WHAT YOU ARE ASKED TO DO: Working from the data below, reproduce exactly the lines starting at the one that holds "Clone this chart" and ending at the one that holds "const tempTicksF = [50, 59, 68, 77, 86, 95, 104];". Pictures are excluded.

[Some records]
-- begin --

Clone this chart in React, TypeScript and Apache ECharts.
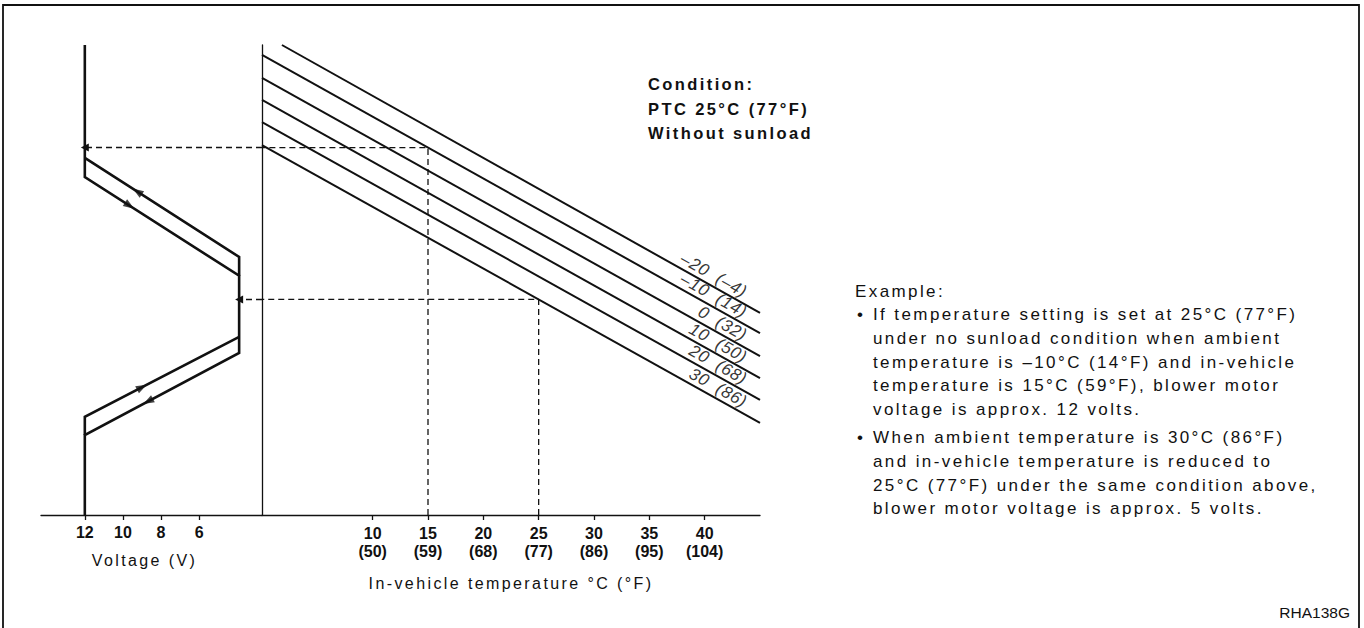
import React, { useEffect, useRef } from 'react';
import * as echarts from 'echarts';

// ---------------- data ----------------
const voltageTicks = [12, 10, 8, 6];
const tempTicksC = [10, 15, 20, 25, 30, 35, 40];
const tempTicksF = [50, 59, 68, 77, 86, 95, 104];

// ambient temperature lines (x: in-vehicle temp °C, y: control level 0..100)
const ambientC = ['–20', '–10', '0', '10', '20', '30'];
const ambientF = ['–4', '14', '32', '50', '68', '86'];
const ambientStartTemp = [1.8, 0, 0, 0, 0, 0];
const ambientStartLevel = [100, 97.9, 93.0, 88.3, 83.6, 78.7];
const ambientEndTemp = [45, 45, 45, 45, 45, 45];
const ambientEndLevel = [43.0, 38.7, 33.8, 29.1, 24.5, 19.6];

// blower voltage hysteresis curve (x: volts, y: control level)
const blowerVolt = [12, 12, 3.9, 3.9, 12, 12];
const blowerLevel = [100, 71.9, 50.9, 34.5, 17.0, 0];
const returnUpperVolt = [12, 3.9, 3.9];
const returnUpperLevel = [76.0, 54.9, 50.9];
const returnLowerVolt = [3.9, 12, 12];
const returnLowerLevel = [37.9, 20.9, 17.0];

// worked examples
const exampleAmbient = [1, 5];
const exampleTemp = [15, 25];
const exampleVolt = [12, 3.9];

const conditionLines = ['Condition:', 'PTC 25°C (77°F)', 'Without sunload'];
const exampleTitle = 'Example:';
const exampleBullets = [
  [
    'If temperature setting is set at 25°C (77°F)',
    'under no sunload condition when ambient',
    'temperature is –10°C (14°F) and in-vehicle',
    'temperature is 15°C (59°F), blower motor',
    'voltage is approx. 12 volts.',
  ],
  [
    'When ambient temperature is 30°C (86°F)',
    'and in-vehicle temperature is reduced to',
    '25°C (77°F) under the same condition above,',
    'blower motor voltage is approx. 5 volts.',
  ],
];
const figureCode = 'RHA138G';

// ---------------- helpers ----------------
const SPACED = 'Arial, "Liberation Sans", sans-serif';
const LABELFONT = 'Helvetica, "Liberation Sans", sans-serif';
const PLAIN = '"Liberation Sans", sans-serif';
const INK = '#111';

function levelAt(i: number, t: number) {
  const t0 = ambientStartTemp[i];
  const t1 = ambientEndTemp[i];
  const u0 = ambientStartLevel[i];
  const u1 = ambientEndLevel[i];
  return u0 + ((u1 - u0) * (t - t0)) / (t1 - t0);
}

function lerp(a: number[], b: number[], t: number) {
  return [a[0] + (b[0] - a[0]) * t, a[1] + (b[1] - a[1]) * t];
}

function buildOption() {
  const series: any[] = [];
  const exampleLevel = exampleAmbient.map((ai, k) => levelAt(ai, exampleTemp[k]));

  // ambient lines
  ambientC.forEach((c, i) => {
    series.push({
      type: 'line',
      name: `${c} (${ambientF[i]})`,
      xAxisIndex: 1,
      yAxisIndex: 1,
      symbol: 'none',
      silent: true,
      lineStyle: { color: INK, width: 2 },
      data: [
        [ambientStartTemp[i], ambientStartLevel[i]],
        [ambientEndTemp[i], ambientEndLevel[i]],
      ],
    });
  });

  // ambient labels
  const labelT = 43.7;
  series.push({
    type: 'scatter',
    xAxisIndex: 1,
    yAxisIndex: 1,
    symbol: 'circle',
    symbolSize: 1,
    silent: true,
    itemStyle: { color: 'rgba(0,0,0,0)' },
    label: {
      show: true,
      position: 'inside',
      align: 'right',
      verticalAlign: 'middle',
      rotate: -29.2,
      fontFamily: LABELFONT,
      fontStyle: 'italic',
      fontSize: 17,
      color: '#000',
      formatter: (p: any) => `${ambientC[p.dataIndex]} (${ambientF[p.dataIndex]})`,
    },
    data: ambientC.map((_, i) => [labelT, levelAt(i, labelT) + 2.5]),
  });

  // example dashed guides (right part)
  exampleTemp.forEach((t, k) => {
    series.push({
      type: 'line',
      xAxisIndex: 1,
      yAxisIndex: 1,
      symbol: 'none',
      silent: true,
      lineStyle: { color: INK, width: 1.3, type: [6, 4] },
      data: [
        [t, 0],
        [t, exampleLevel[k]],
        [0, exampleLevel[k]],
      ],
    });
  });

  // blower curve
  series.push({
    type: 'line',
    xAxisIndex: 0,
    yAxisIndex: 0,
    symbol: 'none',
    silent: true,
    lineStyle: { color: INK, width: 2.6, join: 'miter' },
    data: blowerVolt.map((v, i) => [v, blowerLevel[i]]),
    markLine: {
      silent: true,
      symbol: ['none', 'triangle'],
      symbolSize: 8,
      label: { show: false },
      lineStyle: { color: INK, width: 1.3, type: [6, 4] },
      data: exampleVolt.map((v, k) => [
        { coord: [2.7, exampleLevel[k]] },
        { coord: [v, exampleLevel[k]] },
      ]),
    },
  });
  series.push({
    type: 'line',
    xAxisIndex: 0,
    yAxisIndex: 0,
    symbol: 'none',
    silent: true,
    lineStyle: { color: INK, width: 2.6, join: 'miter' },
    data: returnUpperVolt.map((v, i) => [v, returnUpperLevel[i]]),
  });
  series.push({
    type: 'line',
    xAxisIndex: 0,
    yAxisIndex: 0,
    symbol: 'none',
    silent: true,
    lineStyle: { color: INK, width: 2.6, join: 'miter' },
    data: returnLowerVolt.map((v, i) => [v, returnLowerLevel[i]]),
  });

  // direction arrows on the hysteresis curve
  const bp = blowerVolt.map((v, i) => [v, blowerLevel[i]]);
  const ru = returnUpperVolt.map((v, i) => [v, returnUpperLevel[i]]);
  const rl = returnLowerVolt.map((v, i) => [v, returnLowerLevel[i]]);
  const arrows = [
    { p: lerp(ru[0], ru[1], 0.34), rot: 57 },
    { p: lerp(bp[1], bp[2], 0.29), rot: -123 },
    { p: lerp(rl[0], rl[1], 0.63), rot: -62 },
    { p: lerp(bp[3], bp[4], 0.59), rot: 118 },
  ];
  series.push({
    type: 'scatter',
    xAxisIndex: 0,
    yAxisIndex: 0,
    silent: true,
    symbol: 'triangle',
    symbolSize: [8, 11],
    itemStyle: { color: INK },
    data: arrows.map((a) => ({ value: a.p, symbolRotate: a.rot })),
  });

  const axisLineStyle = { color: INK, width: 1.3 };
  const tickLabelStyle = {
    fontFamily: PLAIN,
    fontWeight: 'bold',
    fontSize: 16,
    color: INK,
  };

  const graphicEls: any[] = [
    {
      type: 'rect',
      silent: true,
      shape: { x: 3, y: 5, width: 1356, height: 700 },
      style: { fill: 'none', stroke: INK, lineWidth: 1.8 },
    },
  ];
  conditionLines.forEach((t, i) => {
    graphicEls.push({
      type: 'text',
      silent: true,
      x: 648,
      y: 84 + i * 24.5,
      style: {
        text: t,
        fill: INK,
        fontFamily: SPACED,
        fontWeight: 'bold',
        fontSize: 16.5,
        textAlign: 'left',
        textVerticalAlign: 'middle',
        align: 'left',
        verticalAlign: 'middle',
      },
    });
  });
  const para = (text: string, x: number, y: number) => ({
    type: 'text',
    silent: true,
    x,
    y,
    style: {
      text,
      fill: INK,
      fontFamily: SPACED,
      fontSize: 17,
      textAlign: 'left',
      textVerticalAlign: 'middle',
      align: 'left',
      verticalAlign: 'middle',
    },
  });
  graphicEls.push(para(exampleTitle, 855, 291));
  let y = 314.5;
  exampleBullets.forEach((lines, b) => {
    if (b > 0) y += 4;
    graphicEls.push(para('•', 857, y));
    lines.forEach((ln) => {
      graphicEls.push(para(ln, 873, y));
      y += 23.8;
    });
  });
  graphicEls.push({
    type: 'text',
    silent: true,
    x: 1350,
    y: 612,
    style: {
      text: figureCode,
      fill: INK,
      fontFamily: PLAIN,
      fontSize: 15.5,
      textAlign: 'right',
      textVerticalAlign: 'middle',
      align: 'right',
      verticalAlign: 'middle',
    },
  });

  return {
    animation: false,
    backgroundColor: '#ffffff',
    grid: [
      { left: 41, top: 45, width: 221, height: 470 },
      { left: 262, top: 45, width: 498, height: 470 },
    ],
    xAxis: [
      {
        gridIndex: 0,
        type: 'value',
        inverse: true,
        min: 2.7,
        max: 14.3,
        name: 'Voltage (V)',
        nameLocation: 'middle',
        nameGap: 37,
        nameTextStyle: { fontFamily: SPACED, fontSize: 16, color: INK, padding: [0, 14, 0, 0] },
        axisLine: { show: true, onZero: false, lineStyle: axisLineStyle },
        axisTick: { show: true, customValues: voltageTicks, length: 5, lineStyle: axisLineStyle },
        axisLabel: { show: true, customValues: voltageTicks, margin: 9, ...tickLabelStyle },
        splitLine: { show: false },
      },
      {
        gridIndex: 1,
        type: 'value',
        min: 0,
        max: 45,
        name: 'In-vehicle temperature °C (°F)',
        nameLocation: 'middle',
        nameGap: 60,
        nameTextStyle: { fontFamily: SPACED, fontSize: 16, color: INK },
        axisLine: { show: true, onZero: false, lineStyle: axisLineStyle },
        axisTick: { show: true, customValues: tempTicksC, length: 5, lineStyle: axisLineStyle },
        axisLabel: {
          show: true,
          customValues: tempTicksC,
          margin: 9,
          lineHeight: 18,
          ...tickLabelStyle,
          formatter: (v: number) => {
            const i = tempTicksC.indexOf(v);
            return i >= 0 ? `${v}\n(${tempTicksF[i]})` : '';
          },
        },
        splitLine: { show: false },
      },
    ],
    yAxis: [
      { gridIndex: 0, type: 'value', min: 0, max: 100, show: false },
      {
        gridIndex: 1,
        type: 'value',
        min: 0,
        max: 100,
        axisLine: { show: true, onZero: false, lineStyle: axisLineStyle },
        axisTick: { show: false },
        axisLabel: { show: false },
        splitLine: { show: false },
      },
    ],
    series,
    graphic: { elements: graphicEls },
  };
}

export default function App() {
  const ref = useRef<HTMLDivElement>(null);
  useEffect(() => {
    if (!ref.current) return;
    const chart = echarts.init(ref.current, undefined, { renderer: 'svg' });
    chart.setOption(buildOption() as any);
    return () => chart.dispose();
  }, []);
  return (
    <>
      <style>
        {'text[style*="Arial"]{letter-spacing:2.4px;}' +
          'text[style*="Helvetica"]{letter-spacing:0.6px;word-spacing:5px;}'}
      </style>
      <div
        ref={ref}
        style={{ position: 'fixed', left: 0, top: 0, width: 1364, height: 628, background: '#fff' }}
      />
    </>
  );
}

-- end --
-- begin --

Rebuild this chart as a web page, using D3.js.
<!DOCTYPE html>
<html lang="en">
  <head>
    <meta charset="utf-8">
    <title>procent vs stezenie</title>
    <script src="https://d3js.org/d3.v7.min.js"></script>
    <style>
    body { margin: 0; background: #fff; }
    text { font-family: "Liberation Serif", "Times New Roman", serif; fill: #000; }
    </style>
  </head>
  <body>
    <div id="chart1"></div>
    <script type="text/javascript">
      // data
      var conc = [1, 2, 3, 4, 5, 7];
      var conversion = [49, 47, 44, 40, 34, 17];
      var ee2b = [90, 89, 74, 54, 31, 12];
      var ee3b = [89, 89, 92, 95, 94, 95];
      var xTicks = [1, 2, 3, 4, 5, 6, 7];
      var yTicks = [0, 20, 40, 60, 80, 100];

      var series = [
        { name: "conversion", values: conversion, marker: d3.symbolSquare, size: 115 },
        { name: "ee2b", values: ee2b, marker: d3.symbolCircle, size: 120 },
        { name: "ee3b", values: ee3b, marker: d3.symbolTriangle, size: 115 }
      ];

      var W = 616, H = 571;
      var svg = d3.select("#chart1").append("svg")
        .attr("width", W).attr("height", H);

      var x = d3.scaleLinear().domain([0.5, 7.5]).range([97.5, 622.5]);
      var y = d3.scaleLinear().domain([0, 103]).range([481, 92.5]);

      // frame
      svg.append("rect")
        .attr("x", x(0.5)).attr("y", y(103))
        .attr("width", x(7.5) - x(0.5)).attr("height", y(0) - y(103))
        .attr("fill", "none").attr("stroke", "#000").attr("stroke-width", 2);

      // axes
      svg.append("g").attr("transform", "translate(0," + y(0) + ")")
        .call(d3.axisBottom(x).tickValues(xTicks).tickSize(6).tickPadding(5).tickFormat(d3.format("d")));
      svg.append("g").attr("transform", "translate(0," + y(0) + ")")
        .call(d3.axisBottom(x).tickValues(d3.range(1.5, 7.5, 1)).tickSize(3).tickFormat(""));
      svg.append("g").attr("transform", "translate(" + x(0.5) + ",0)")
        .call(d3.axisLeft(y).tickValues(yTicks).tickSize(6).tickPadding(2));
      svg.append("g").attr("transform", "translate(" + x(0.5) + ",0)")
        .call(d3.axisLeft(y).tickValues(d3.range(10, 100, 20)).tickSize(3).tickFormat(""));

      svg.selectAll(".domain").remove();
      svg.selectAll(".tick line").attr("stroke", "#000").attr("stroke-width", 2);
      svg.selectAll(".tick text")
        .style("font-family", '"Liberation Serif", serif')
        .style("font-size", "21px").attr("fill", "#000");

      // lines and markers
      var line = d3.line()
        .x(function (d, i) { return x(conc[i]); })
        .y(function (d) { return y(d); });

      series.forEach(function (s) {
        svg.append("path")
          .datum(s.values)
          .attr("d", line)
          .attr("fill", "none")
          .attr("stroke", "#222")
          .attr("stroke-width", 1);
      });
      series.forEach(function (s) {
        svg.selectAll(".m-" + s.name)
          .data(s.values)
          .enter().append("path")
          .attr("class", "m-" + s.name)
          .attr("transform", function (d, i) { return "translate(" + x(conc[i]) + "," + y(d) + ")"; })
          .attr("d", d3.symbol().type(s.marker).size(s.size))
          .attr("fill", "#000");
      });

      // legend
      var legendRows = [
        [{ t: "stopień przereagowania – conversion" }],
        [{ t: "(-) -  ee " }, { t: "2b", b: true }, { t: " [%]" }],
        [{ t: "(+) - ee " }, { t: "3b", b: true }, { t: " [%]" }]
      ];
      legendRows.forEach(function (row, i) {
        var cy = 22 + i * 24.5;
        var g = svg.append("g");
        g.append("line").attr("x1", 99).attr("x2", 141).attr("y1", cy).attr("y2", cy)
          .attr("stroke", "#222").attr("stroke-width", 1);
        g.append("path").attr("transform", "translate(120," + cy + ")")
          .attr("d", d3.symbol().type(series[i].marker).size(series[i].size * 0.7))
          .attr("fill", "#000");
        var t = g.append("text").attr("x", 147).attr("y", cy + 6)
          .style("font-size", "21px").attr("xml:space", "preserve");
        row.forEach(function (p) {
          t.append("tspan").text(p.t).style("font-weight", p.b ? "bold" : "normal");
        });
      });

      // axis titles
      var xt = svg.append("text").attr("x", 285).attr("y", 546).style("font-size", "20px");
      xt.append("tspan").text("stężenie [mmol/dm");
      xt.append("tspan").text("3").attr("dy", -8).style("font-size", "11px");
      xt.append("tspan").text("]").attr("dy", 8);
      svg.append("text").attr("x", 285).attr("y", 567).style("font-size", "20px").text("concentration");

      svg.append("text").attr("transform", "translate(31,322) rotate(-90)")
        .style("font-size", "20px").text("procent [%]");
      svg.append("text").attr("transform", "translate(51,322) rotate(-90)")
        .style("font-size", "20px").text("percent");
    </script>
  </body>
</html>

-- end --

FULL SOLUTION:
Clone this chart in React, TypeScript and Apache ECharts.
import React, { useEffect, useRef } from 'react';
import * as echarts from 'echarts';

// ---------------- data ----------------
const voltageTicks = [12, 10, 8, 6];
const tempTicksC = [10, 15, 20, 25, 30, 35, 40];
const tempTicksF = [50, 59, 68, 77, 86, 95, 104];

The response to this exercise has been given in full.